**EXERCISE DIRECTIONS:**
Reproduce the listing below in full and without alteration, apart from its pictures.

START

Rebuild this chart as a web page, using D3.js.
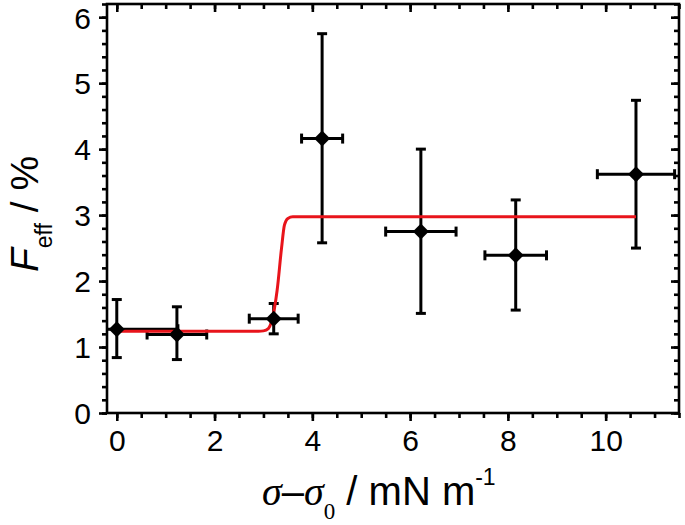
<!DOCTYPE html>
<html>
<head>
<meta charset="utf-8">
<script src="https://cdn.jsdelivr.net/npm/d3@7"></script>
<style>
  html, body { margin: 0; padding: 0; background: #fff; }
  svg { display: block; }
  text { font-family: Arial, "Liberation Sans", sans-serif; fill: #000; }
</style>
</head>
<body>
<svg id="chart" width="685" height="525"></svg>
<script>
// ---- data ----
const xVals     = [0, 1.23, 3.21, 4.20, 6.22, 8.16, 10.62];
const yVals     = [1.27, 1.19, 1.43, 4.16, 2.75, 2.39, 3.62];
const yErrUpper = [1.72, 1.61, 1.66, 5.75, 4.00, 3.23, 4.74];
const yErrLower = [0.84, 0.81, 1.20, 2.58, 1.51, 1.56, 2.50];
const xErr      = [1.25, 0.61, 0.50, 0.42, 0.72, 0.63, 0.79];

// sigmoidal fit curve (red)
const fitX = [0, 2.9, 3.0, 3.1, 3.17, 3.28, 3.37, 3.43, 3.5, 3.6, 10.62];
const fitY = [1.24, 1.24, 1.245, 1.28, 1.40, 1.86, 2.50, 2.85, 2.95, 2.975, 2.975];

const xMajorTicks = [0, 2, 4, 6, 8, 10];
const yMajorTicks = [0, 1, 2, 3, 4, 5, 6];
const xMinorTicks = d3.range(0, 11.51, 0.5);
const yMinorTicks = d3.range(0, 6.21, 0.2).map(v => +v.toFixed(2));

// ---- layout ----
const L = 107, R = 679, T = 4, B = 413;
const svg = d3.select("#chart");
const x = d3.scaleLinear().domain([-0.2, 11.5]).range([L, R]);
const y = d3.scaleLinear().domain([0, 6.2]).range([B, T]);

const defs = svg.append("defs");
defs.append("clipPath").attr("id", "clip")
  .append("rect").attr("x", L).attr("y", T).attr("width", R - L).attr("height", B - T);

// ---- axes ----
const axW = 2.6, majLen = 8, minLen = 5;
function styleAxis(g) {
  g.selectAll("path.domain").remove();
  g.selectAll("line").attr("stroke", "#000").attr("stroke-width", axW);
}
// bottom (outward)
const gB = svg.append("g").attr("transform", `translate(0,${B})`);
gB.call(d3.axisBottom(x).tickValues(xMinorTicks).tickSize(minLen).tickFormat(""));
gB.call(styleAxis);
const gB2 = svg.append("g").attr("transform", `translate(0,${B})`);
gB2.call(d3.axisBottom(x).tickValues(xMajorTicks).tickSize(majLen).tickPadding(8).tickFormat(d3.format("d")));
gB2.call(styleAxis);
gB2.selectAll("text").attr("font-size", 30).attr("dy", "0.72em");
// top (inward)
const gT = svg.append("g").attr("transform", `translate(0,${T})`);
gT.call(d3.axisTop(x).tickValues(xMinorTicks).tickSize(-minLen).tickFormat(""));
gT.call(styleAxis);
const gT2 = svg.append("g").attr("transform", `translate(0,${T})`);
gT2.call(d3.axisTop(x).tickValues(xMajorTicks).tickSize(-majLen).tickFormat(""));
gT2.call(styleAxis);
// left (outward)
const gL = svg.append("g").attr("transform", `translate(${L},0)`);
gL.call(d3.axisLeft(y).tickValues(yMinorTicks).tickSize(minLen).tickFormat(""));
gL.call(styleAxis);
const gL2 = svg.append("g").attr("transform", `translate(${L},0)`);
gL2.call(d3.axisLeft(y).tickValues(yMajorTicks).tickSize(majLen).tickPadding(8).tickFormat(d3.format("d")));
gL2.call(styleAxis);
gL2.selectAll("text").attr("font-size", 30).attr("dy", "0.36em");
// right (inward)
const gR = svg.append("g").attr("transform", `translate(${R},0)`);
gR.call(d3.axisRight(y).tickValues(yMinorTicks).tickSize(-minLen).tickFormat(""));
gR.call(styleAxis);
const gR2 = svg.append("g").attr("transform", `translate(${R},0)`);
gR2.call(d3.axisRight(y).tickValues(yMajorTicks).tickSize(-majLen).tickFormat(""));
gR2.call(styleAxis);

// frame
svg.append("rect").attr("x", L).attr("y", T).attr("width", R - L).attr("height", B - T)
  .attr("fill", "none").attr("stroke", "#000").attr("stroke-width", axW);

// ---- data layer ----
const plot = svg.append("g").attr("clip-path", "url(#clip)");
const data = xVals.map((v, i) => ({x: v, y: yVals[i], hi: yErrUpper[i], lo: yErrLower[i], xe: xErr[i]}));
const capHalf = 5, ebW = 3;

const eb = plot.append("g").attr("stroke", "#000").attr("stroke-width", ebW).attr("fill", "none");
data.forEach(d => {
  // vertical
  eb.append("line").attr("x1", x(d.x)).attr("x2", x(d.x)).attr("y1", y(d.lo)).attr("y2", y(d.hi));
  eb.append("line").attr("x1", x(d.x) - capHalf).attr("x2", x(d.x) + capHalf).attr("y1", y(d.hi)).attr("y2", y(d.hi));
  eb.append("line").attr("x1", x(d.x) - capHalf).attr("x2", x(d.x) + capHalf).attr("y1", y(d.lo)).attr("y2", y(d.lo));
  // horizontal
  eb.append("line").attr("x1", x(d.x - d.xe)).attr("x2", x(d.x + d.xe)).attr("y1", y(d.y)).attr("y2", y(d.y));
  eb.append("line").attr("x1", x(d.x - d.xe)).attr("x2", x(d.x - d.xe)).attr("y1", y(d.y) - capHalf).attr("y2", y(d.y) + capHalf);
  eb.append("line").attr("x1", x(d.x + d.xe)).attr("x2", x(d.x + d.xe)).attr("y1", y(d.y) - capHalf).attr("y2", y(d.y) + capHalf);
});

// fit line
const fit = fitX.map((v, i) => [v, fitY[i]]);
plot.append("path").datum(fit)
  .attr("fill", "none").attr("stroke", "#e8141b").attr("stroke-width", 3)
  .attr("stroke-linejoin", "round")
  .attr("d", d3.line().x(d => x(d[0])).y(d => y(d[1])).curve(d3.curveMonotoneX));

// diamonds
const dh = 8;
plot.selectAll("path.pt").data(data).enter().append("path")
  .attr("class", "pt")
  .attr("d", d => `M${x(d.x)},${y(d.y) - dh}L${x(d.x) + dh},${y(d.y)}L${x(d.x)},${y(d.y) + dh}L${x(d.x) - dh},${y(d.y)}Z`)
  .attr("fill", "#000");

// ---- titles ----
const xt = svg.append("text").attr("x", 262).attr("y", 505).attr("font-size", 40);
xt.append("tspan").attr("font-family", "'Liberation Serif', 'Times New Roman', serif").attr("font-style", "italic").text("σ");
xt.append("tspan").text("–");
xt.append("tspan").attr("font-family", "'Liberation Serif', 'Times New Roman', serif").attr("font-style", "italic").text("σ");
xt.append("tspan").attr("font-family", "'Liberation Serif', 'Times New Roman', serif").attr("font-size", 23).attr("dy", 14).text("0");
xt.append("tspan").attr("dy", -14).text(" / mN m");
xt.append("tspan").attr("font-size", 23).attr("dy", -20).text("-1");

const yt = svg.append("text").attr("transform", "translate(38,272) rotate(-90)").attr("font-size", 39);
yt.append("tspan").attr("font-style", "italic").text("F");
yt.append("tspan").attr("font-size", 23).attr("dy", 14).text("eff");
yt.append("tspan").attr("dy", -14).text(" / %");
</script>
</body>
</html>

END

**TASK RESPONSE:**
Rebuild this chart as a web page, using D3.js.
<!DOCTYPE html>
<html>
<head>
<meta charset="utf-8">
<script src="https://cdn.jsdelivr.net/npm/d3@7"></script>
<style>
  html, body { margin: 0; padding: 0; background: #fff; }
  svg { display: block; }
  text { font-family: Arial, "Liberation Sans", sans-serif; fill: #000; }
</style>
</head>
<body>
<svg id="chart" width="685" height="525"></svg>
<script>
// ---- data ----
const xVals     = [0, 1.23, 3.21, 4.20, 6.22, 8.16, 10.62];
const yVals     = [1.27, 1.19, 1.43, 4.16, 2.75, 2.39, 3.62];
const yErrUpper = [1.72, 1.61, 1.66, 5.75, 4.00, 3.23, 4.74];
const yErrLower = [0.84, 0.81, 1.20, 2.58, 1.51, 1.56, 2.50];
const xErr      = [1.25, 0.61, 0.50, 0.42, 0.72, 0.63, 0.79];

// sigmoidal fit curve (red)
const fitX = [0, 2.9, 3.0, 3.1, 3.17, 3.28, 3.37, 3.43, 3.5, 3.6, 10.62];
const fitY = [1.24, 1.24, 1.245, 1.28, 1.40, 1.86, 2.50, 2.85, 2.95, 2.975, 2.975];

const xMajorTicks = [0, 2, 4, 6, 8, 10];
const yMajorTicks = [0, 1, 2, 3, 4, 5, 6];
const xMinorTicks = d3.range(0, 11.51, 0.5);
const yMinorTicks = d3.range(0, 6.21, 0.2).map(v => +v.toFixed(2));

// ---- layout ----
const L = 107, R = 679, T = 4, B = 413;
const svg = d3.select("#chart");
const x = d3.scaleLinear().domain([-0.2, 11.5]).range([L, R]);
const y = d3.scaleLinear().domain([0, 6.2]).range([B, T]);

const defs = svg.append("defs");
defs.append("clipPath").attr("id", "clip")
  .append("rect").attr("x", L).attr("y", T).attr("width", R - L).attr("height", B - T);

// ---- axes ----
const axW = 2.6, majLen = 8, minLen = 5;
function styleAxis(g) {
  g.selectAll("path.domain").remove();
  g.selectAll("line").attr("stroke", "#000").attr("stroke-width", axW);
}
// bottom (outward)
const gB = svg.append("g").attr("transform", `translate(0,${B})`);
gB.call(d3.axisBottom(x).tickValues(xMinorTicks).tickSize(minLen).tickFormat(""));
gB.call(styleAxis);
const gB2 = svg.append("g").attr("transform", `translate(0,${B})`);
gB2.call(d3.axisBottom(x).tickValues(xMajorTicks).tickSize(majLen).tickPadding(8).tickFormat(d3.format("d")));
gB2.call(styleAxis);
gB2.selectAll("text").attr("font-size", 30).attr("dy", "0.72em");
// top (inward)
const gT = svg.append("g").attr("transform", `translate(0,${T})`);
gT.call(d3.axisTop(x).tickValues(xMinorTicks).tickSize(-minLen).tickFormat(""));
gT.call(styleAxis);
const gT2 = svg.append("g").attr("transform", `translate(0,${T})`);
gT2.call(d3.axisTop(x).tickValues(xMajorTicks).tickSize(-majLen).tickFormat(""));
gT2.call(styleAxis);
// left (outward)
const gL = svg.append("g").attr("transform", `translate(${L},0)`);
gL.call(d3.axisLeft(y).tickValues(yMinorTicks).tickSize(minLen).tickFormat(""));
gL.call(styleAxis);
const gL2 = svg.append("g").attr("transform", `translate(${L},0)`);
gL2.call(d3.axisLeft(y).tickValues(yMajorTicks).tickSize(majLen).tickPadding(8).tickFormat(d3.format("d")));
gL2.call(styleAxis);
gL2.selectAll("text").attr("font-size", 30).attr("dy", "0.36em");
// right (inward)
const gR = svg.append("g").attr("transform", `translate(${R},0)`);
gR.call(d3.axisRight(y).tickValues(yMinorTicks).tickSize(-minLen).tickFormat(""));
gR.call(styleAxis);
const gR2 = svg.append("g").attr("transform", `translate(${R},0)`);
gR2.call(d3.axisRight(y).tickValues(yMajorTicks).tickSize(-majLen).tickFormat(""));
gR2.call(styleAxis);

// frame
svg.append("rect").attr("x", L).attr("y", T).attr("width", R - L).attr("height", B - T)
  .attr("fill", "none").attr("stroke", "#000").attr("stroke-width", axW);

// ---- data layer ----
const plot = svg.append("g").attr("clip-path", "url(#clip)");
const data = xVals.map((v, i) => ({x: v, y: yVals[i], hi: yErrUpper[i], lo: yErrLower[i], xe: xErr[i]}));
const capHalf = 5, ebW = 3;

const eb = plot.append("g").attr("stroke", "#000").attr("stroke-width", ebW).attr("fill", "none");
data.forEach(d => {
  // vertical
  eb.append("line").attr("x1", x(d.x)).attr("x2", x(d.x)).attr("y1", y(d.lo)).attr("y2", y(d.hi));
  eb.append("line").attr("x1", x(d.x) - capHalf).attr("x2", x(d.x) + capHalf).attr("y1", y(d.hi)).attr("y2", y(d.hi));
  eb.append("line").attr("x1", x(d.x) - capHalf).attr("x2", x(d.x) + capHalf).attr("y1", y(d.lo)).attr("y2", y(d.lo));
  // horizontal
  eb.append("line").attr("x1", x(d.x - d.xe)).attr("x2", x(d.x + d.xe)).attr("y1", y(d.y)).attr("y2", y(d.y));
  eb.append("line").attr("x1", x(d.x - d.xe)).attr("x2", x(d.x - d.xe)).attr("y1", y(d.y) - capHalf).attr("y2", y(d.y) + capHalf);
  eb.append("line").attr("x1", x(d.x + d.xe)).attr("x2", x(d.x + d.xe)).attr("y1", y(d.y) - capHalf).attr("y2", y(d.y) + capHalf);
});

// fit line
const fit = fitX.map((v, i) => [v, fitY[i]]);
plot.append("path").datum(fit)
  .attr("fill", "none").attr("stroke", "#e8141b").attr("stroke-width", 3)
  .attr("stroke-linejoin", "round")
  .attr("d", d3.line().x(d => x(d[0])).y(d => y(d[1])).curve(d3.curveMonotoneX));

// diamonds
const dh = 8;
plot.selectAll("path.pt").data(data).enter().append("path")
  .attr("class", "pt")
  .attr("d", d => `M${x(d.x)},${y(d.y) - dh}L${x(d.x) + dh},${y(d.y)}L${x(d.x)},${y(d.y) + dh}L${x(d.x) - dh},${y(d.y)}Z`)
  .attr("fill", "#000");

// ---- titles ----
const xt = svg.append("text").attr("x", 262).attr("y", 505).attr("font-size", 40);
xt.append("tspan").attr("font-family", "'Liberation Serif', 'Times New Roman', serif").attr("font-style", "italic").text("σ");
xt.append("tspan").text("–");
xt.append("tspan").attr("font-family", "'Liberation Serif', 'Times New Roman', serif").attr("font-style", "italic").text("σ");
xt.append("tspan").attr("font-family", "'Liberation Serif', 'Times New Roman', serif").attr("font-size", 23).attr("dy", 14).text("0");
xt.append("tspan").attr("dy", -14).text(" / mN m");
xt.append("tspan").attr("font-size", 23).attr("dy", -20).text("-1");

const yt = svg.append("text").attr("transform", "translate(38,272) rotate(-90)").attr("font-size", 39);
yt.append("tspan").attr("font-style", "italic").text("F");
yt.append("tspan").attr("font-size", 23).attr("dy", 14).text("eff");
yt.append("tspan").attr("dy", -14).text(" / %");
</script>
</body>
</html>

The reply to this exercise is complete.